Christmas dinner for houseplants!

Christmas dinner for houseplants!

December 18, 2015

It’s at this time of year when our gardening moves seamlessly from the outdoors to the indoors, and I don’t blame anyone for that! In the depths of winter it is not usually conducive – both in terms of the temperature and the available light – to spend much time out of doors. 
So, to get our gardening ‘fix’ during the coldest months, our houseplants often get much overdue attention. Most houseplants will thrive in a well-lit, draught-free spot with an even temperature and reasonably high humidity. However some plants have specific needs. 
For example, plants grown for their flowers (such as African violets, poinsettias and cape primroses), and those with variegated foliage, generally need more light than plants with plain green foliage. Indeed, most ferns prefer a darker position. Orchids and carnivorous plants like a bright windowsill, but they hate the heat of direct sun in summer, where they can burn to a crisp. 
When it comes to feeding, people often get confused. But they shouldn’t be. Many plants will grow without feeding (orchids can go for long periods, as can bromeliads, carnivorous plants and bulbous plants), but most flowering plants are very hungry, and will do best when given a weekly dose of liquid feed – even at this time of year.
I use Westland Indoor Plant Food.
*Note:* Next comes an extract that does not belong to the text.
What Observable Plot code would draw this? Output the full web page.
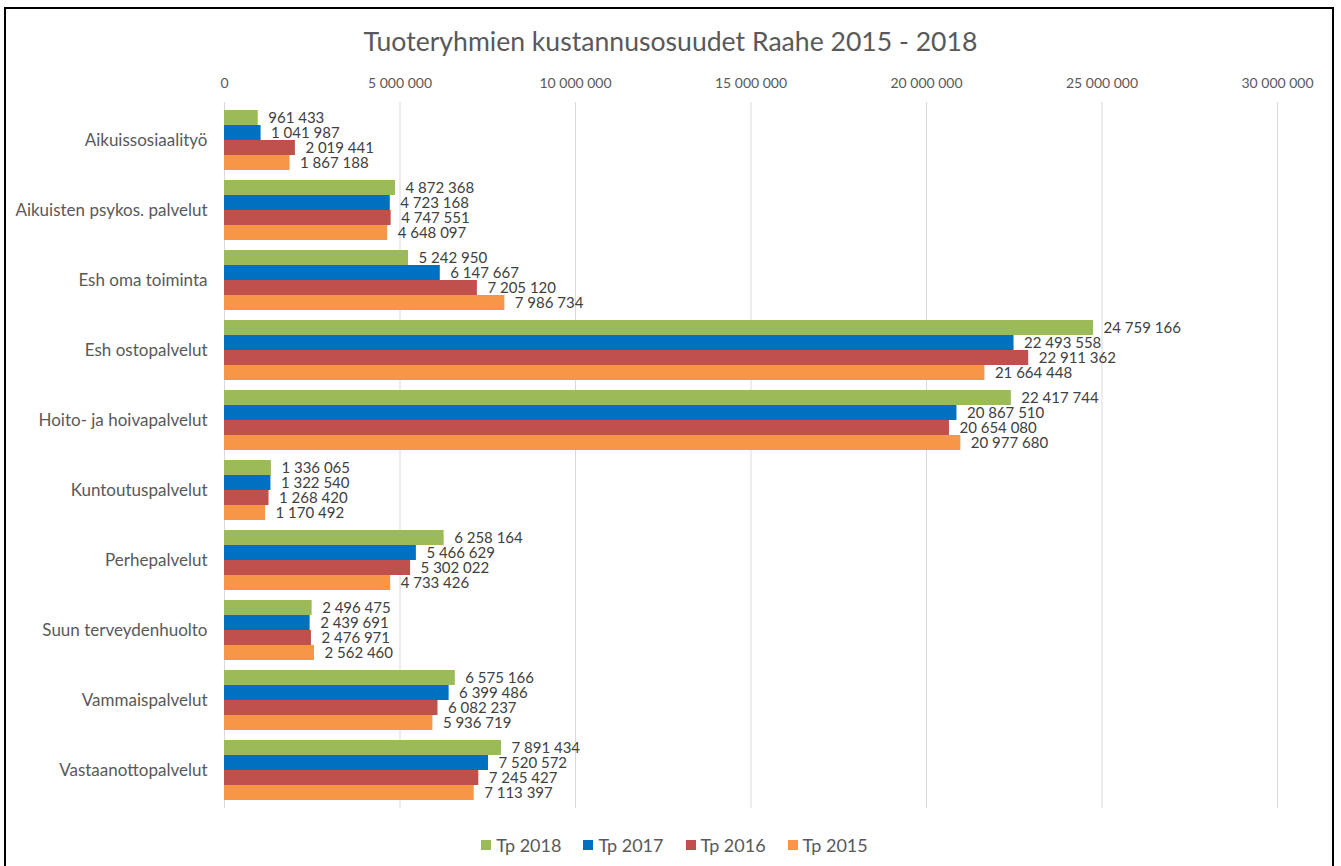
<!DOCTYPE html>
<html>
<head>
<meta charset="utf-8">
<script src="https://cdn.jsdelivr.net/npm/d3@7"></script>
<script src="https://cdn.jsdelivr.net/npm/@observablehq/plot@0.6"></script>
<style>
  html, body { margin: 0; padding: 0; background: #fff; }
  #wrap { position: relative; width: 1341px; height: 866px; overflow: hidden; font-family: Lato, "Open Sans", sans-serif; }
  #border { position: absolute; left: 4px; top: 7px; width: 1330px; height: 920px; border: 2px solid #000; box-sizing: border-box; }
  #title { position: absolute; top: 26px; left: 0; width: 1341px; text-align: center; font-size: 26.6px; line-height: 30px; color: #595959; }
  #chart { position: absolute; left: 0; top: 0; }
  #legend { position: absolute; top: 834px; left: 4px; width: 1341px; display: flex; justify-content: center; align-items: center; font-size: 18px; color: #595959; }
  .item { display: flex; align-items: center; margin: 0 11px; }
  .sw { width: 10px; height: 10px; margin-right: 5px; }
</style>
</head>
<body>
<div id="wrap">
  <div id="border"></div>
  <div id="title">Tuoteryhmien kustannusosuudet Raahe 2015 - 2018</div>
  <div id="chart"></div>
  <div id="legend"></div>
</div>
<script>
const categories = [
  "Aikuissosiaalityö",
  "Aikuisten psykos. palvelut",
  "Esh oma toiminta",
  "Esh ostopalvelut",
  "Hoito- ja hoivapalvelut",
  "Kuntoutuspalvelut",
  "Perhepalvelut",
  "Suun terveydenhuolto",
  "Vammaispalvelut",
  "Vastaanottopalvelut"
];
const seriesNames = ["Tp 2018", "Tp 2017", "Tp 2016", "Tp 2015"];
const seriesColors = ["#9BBB59", "#0070C0", "#C0504D", "#F79646"];
const tp2018 = [961433, 4872368, 5242950, 24759166, 22417744, 1336065, 6258164, 2496475, 6575166, 7891434];
const tp2017 = [1041987, 4723168, 6147667, 22493558, 20867510, 1322540, 5466629, 2439691, 6399486, 7520572];
const tp2016 = [2019441, 4747551, 7205120, 22911362, 20654080, 1268420, 5302022, 2476971, 6082237, 7245427];
const tp2015 = [1867188, 4648097, 7986734, 21664448, 20977680, 1170492, 4733426, 2562460, 5936719, 7113397];
const xTicks = [0, 5000000, 10000000, 15000000, 20000000, 25000000, 30000000];

const seriesValues = [tp2018, tp2017, tp2016, tp2015];
const table = [];
seriesNames.forEach((s, j) => categories.forEach((c, i) => table.push({category: c, series: s, value: seriesValues[j][i]})));

const fmt = d3.formatLocale({decimal: ",", thousands: " ", grouping: [3], currency: ["", ""]}).format(",d");

const W = 1341, H = 866, mT = 102, mB = 58, mL = 224, mR = 64;
const padIn = 0.15, padOut = 0.075;
const step = (H - mT - mB) / (categories.length - padIn + 2 * padOut);
const bw = step * (1 - padIn);
const sub = bw / 4;

const marks = [
  Plot.gridX({ticks: xTicks, stroke: "#d9d9d9", strokeOpacity: 1, strokeWidth: 1})
];
seriesNames.forEach((s, j) => {
  const d = table.filter(r => r.series === s);
  marks.push(Plot.barX(d, {x: "value", y: "category", fill: seriesColors[j], insetTop: j * sub, insetBottom: (3 - j) * sub}));
  marks.push(Plot.text(d, {x: "value", y: "category", text: r => fmt(r.value), textAnchor: "start", dx: 10, dy: (j + 0.5) * sub - bw / 2, fill: "#404040", fontSize: 15}));
});
marks.push(Plot.axisX({anchor: "top", ticks: xTicks, tickSize: 0, tickPadding: 15, tickFormat: fmt, fontSize: 14, color: "#595959", label: null, letterSpacing: "-0.3px"}));
marks.push(Plot.axisY({anchor: "left", tickSize: 0, tickPadding: 17, fontSize: 17, color: "#595959", label: null}));

const chart = Plot.plot({
  width: W, height: H,
  marginTop: mT, marginBottom: mB, marginLeft: mL, marginRight: mR,
  style: {fontFamily: "Lato, 'Open Sans', sans-serif", background: "transparent"},
  x: {domain: [0, 30000000], axis: null},
  y: {domain: categories, paddingInner: padIn, paddingOuter: padOut, axis: null},
  marks
});
document.getElementById("chart").appendChild(chart);

const legend = document.getElementById("legend");
seriesNames.forEach((s, j) => {
  const it = document.createElement("div");
  it.className = "item";
  const sw = document.createElement("div");
  sw.className = "sw";
  sw.style.background = seriesColors[j];
  const t = document.createElement("span");
  t.textContent = s;
  it.appendChild(sw); it.appendChild(t);
  legend.appendChild(it);
});
</script>
</body>
</html>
You can buy a 250ml bottle of concentrate for under a fiver, and it can make a whopping 25 litres of feed – to last you many months.
The mixture is high in potassium (to help flowering), and it is relatively high in nitrogen (to encourage healthier foliage). Dilute 10ml of the concentrate in 1 litre of water, and then apply it around the base of the plant, to thoroughly wet the compost.
Many people say you shouldn’t feed plants in winter, but I think this is wrong. For example, if a plant is in poor condition, then you should give it a liquid feed straight away. Why wait for it to get any worse? Also, with our centrally heated homes these days, plants often do not stop growing. And feeding a winter-flowering houseplant can encourage blooms to keep coming.
If a flowering plant is getting dry, give it a little bit of liquid feed every time you water it. The plants will repay you by flowering for longer, looking much better and, ultimately, by not dying!

Final tip

Liquid feeding is probably the best method of feeding houseplants, as it supplies the right amount of food over the whole of the root system. If you have allowed the compost in the pot to completely dry out, water the plant normally before watering in the feed: this gives a better distribution of feed.